Peut-être sans s’en rendre compte, Constantin a introduit une vision de la conquête sans limites. La diffusion de la religion donnait à Rome un but précis et une raison de conquérir la Perse et bien au-delà. Plus puissamment encore, elle donnait aux gens une raison d’être romains et de ressusciter Rome, même s’ils n’avaient jamais mis les pieds dans la ville éternelle, jamais porté de toge, jamais bavardé avec des amis au bain. Les chrétiens ont commencé à croire que cet empire était le Royaume de Dieu sur Terre.
Cette nouvelle vision de la romanité n’était peut-être pas suffisamment pratique ou fondée pour empêcher la chute de Rome. Mais lorsqu’elle est tombée, sa résurrection est devenue un effort non seulement pour rétablir la paix et l’ordre sur Terre, mais aussi une mission divine. L’Empire romain était désormais le Saint Empire romain. Et dans ce sens, il a survécu. En fait, c’est un empire qui renaît en ce moment même !

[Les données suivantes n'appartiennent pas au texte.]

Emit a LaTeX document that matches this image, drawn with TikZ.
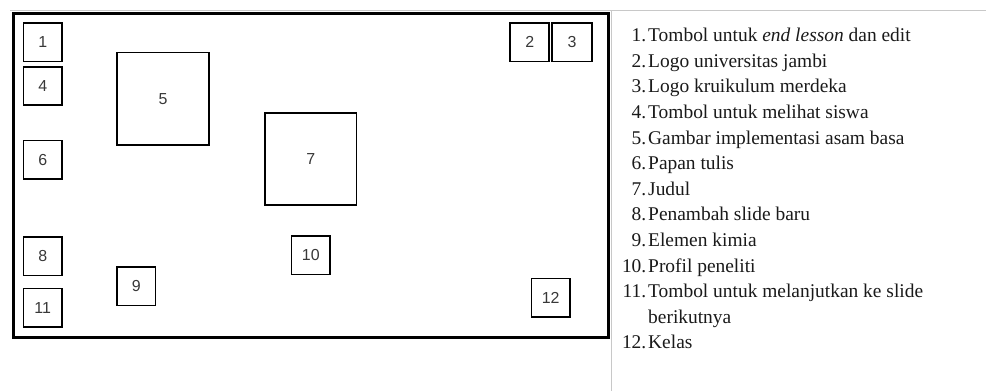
\documentclass[tikz,border=0pt]{standalone}
\usepackage{fontspec}
\setmainfont{Liberation Serif}
\newfontfamily\boxfont{Liberation Sans}
\definecolor{numgray}{HTML}{383838}
\definecolor{txtgray}{HTML}{1A1A1A}
\definecolor{rulegray}{HTML}{C8C8C8}
\begin{document}
\begin{tikzpicture}[x=1bp,y=-1bp,
  slot/.style={draw=black, line width=1.7bp, minimum width=38.5bp, minimum height=38.5bp,
    inner sep=0pt, font=\boxfont\fontsize{16}{19}\selectfont, text=numgray},
  bigslot/.style={slot, minimum width=92bp, minimum height=92bp},
  itemtxt/.style={inner sep=0pt, font=\fontsize{19.5}{23}\selectfont, text=txtgray, anchor=base west},
  itemnum/.style={inner sep=0pt, font=\fontsize{19.5}{23}\selectfont, text=txtgray, anchor=base east}]
\useasboundingbox (0,0) rectangle (986,391);
\fill[white] (0,0) rectangle (986,391);
% light table rules
\draw[rulegray, line width=1bp] (10,10.5) -- (986,10.5);
\draw[rulegray, line width=1bp] (611,10.5) -- (611,391);
% slide frame
\draw[black, line width=3bp] (13,13) rectangle (608,337);
% layout slots
\node[slot] (b1) at (42.7,42.3) {1};
\node[slot] (b4) at (42.7,86) {4};
\node[slot] (b6) at (42.7,159.7) {6};
\node[slot] (b8) at (42.7,256.3) {8};
\node[slot] (b11) at (42.7,307.7) {11};
\node[bigslot, minimum width=92.5bp, minimum height=92.7bp] (b5) at (163,98.8) {5};
\node[bigslot, minimum width=91.7bp, minimum height=92bp] (b7) at (310.7,159.2) {7};
\node[slot] (b9) at (136.3,286.3) {9};
\node[slot] (b10) at (310.8,255.3) {10};
\node[slot, minimum width=39bp] (b2) at (529.7,42.3) {2};
\node[slot, minimum width=39.5bp] (b3) at (572,42.3) {3};
\node[slot] (b12) at (550.7,297.7) {12};
% legend
\node[itemnum] (n1) at (646.5,41.7) {1.};
\node[itemtxt] (t1) at (648,41.7) {Tombol untuk \textit{end lesson} dan edit};
\node[itemnum] (n2) at (646.5,67.3) {2.};
\node[itemtxt] (t2) at (648,67.3) {Logo universitas jambi};
\node[itemnum] (n3) at (646.5,92.9) {3.};
\node[itemtxt] (t3) at (648,92.9) {Logo kruikulum merdeka};
\node[itemnum] (n4) at (646.5,118.5) {4.};
\node[itemtxt] (t4) at (648,118.5) {Tombol untuk melihat siswa};
\node[itemnum] (n5) at (646.5,144.1) {5.};
\node[itemtxt] (t5) at (648,144.1) {Gambar implementasi asam basa};
\node[itemnum] (n6) at (646.5,169.7) {6.};
\node[itemtxt] (t6) at (648,169.7) {Papan tulis};
\node[itemnum] (n7) at (646.5,195.3) {7.};
\node[itemtxt] (t7) at (648,195.3) {Judul};
\node[itemnum] (n8) at (646.5,220.9) {8.};
\node[itemtxt] (t8) at (648,220.9) {Penambah slide baru};
\node[itemnum] (n9) at (646.5,246.5) {9.};
\node[itemtxt] (t9) at (648,246.5) {Elemen kimia};
\node[itemnum] (n10) at (646.5,272.1) {10.};
\node[itemtxt] (t10) at (648,272.1) {Profil peneliti};
\node[itemnum] (n11) at (646.5,297.7) {11.};
\node[itemtxt] (t11) at (648,297.7) {Tombol untuk melanjutkan ke slide};
\node[itemtxt] (t11b) at (648,323.3) {berikutnya};
\node[itemnum] (n12) at (646.5,348.9) {12.};
\node[itemtxt] (t12) at (648,348.9) {Kelas};
\end{tikzpicture}
\end{document}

Rome était un empire laid et maléfique. Les récits de son origine sont truffés de viols et de meurtres. Elle a commis des génocides et des massacres avec une brutalité organisée presque sans équivalent dans l’histoire. Seuls les nazis ont peut-être tué des innocents avec le même détachement industrialisé que Rome. Pourtant, il y a bien quelque chose d’admirable dans la façon dont les hommes se sont sacrifiés pour une institution qui a au moins apporté une forme de paix à la Méditerranée.
L’ascension et la chute définitives du Saint Empire romain se profilent à l’horizon. Mais cela mène à quelque chose de bien plus grand, plus durable et plus pacifique que ce que l’Empire romain ne pourrait jamais être.
Le Saint Empire romain est une chose qu’Aurélien aurait immédiatement reconnue : une contrefaçon. Il est creux, c’est une fraude, une imposture. Ses meilleurs aspects sont des imitations dramatiquement inférieures de quelque chose de bien plus grand.
Tant d’aspects de ce Saint Empire romain sont une contrefaçon de celui de Dieu. Son ambition sans limites. Son désir d’inclure des gens d’autres nations. Tout ce qui était, ou pourrait être, noble à propos de Rome est sur le point d’être réalisé à une échelle bien plus grande, dans l’Empire de la famille de Dieu.